If you know me, then you know that first I talk about politics way too much and also, especially during the primary, I got kind of annoyed at how often candidates proposed new things to spend money on while not really having the revenue to pay for their proposals (or having revenue sources that won’t pan out for years if ever, like the city income tax). I did some basic searching and concluded that yes, indeed, the city budget has been going up. One thing I liked about Nikkita Oliver in the primary is that she really took the homelessness and housing affordability issues seriously to the degree she was unwilling to tell vocal constituencies like the bike lobby that she wouldn’t consider their favorite projects off limits for budget cuts. Now, I might disagree with any one thing she would want to cut, but I like the attitude.
Anyway, I’ve been meaning to answer a few questions about the Seattle city budget:
- Has the budget really been going up per capita?

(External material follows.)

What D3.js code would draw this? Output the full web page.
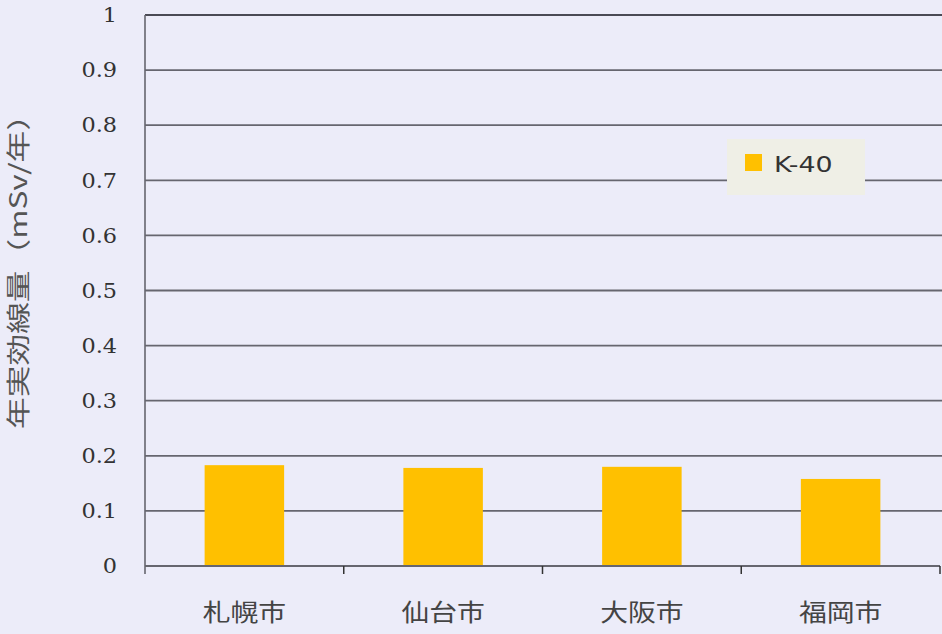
<!DOCTYPE html>
<html><head><meta charset="utf-8">
<script src="https://cdn.jsdelivr.net/npm/d3@7"></script>
<style>
html,body{margin:0;padding:0;background:#ececf9;}
svg{display:block;}
</style></head>
<body>
<svg id="c" width="942" height="634"></svg>
<script>
const categories = ["札幌市", "仙台市", "大阪市", "福岡市"];
const k40Values = [0.183, 0.178, 0.180, 0.158];
const yTicks = [0, 0.1, 0.2, 0.3, 0.4, 0.5, 0.6, 0.7, 0.8, 0.9, 1];
const yTickLabels = ["0", "0.1", "0.2", "0.3", "0.4", "0.5", "0.6", "0.7", "0.8", "0.9", "1"];
const seriesName = "K-40";
const yTitle = "年実効線量（mSv/年）";

const svg = d3.select("#c");
const m = {left: 145, right: 942, top: 15, bottom: 566};
const x = d3.scaleBand().domain(categories).range([m.left, 940]).paddingInner(0.6).paddingOuter(0.3);
const xEdges = d3.scaleLinear().domain([0, categories.length]).range([m.left, 940]);
const y = d3.scaleLinear().domain([0, 1]).range([m.bottom, m.top]);

svg.append("rect").attr("width", 942).attr("height", 634).attr("fill", "#ececf9");

// gridlines
svg.append("g").selectAll("line").data(yTicks.filter(d => d > 0)).join("line")
  .attr("x1", m.left).attr("x2", 942)
  .attr("y1", d => y(d)).attr("y2", d => y(d))
  .attr("stroke", d => d === 1 ? "#4a4a55" : "#66666f")
  .attr("stroke-width", d => d === 1 ? 2.2 : 1.8);

// bars
svg.append("g").selectAll("rect").data(categories).join("rect")
  .attr("x", d => x(d)).attr("width", x.bandwidth())
  .attr("y", (d, i) => y(k40Values[i])).attr("height", (d, i) => y(0) - y(k40Values[i]))
  .attr("fill", "#ffc000");

// x axis line
svg.append("line").attr("x1", m.left).attr("x2", 940).attr("y1", y(0)).attr("y2", y(0))
  .attr("stroke", "#66666f").attr("stroke-width", 1.8);
// y axis line
svg.append("line").attr("x1", m.left).attr("x2", m.left).attr("y1", m.top).attr("y2", y(0) + 8)
  .attr("stroke", "#66666f").attr("stroke-width", 1.6);
// x ticks at category boundaries
svg.append("g").selectAll("line").data(d3.range(1, categories.length + 1)).join("line")
  .attr("x1", d => xEdges(d)).attr("x2", d => xEdges(d))
  .attr("y1", y(0)).attr("y2", y(0) + 8)
  .attr("stroke", "#333").attr("stroke-width", 1.5);

// y tick labels
svg.append("g").selectAll("text").data(yTicks).join("text")
  .attr("transform", d => `translate(117,${y(d)}) scale(1.12,1)`)
  .attr("dy", "0.36em")
  .attr("text-anchor", "end")
  .attr("font-family", "'DejaVu Serif', serif")
  .attr("font-size", 20).attr("fill", "#333")
  .text((d, i) => yTickLabels[i]);

// x labels
svg.append("g").selectAll("text").data(categories).join("text")
  .attr("transform", d => `translate(${x(d) + x.bandwidth() / 2},621) scale(1.16,1)`)
  .attr("text-anchor", "middle")
  .attr("font-family", "'Noto Sans CJK JP', sans-serif")
  .attr("font-size", 24).attr("fill", "#444")
  .text(d => d);

// y title
svg.append("text")
  .attr("transform", "translate(27,264) rotate(-90) scale(1.32,1)")
  .attr("text-anchor", "middle")
  .attr("font-family", "'Noto Sans CJK JP', sans-serif")
  .attr("font-size", 24).attr("fill", "#555")
  .text(yTitle);

// legend
const lg = svg.append("g");
lg.append("rect").attr("x", 727).attr("y", 139).attr("width", 138).attr("height", 56).attr("fill", "#efefe6");
lg.append("rect").attr("x", 745).attr("y", 154).attr("width", 17).attr("height", 17).attr("fill", "#ffc000");
lg.append("text").attr("transform", "translate(774,172) scale(1.22,1)")
  .attr("font-family", "'DejaVu Sans', sans-serif").attr("font-size", 22).attr("fill", "#333")
  .text(seriesName);
</script>
</body></html>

- … even when adjusted for inflation?
- How far back? Is it really just the recession decreased spending and now it’s back up?So I pulled some numbers. Fortunately, the city is pretty transparent about this stuff and it’s fairly easy to get data in fairly consistent ways. I chose to pull the total expenditures in each year’s adopted budget. I chose adopted budget because that’s what the city council and mayor have agreed to spend: it represents what they think is reasonable given the current financial situation. I then pulled data on estimated population for Seattle. The source is ultimately the Census but it’s cobbled from a direct Census page and Google which seems to have ingested their data and made it easier to find for years before 2010 (note estimate is for July in any year). I then used a CPI calculator provided by the Bureau of Labor Statistics to convert all per capita expenditures to 2017 dollars. Here we are:
You can also view my underlying spreadsheet with links to sources and notes about my “methodology”. I originally only went back to 2007 the budget for which was adopted before the great recession (which actually started in December 2007) but then I decided I should probably pull it back a couple more years which is easy enough to do with a spreadsheet. I 💚 spreadsheets! It’s clearly possible (maybe likely since I’m not experienced with budgets) that I did something wrong here, so feel free to tell me. I would really prefer to know what I’m misunderstanding if this is wrong or misleading!
What I want to know now of course is where is that money going? What areas of the budget are we spending more money on? Or is it just many different areas overall? How would we find places to save in the budget to invest in housing and helping people not be homeless?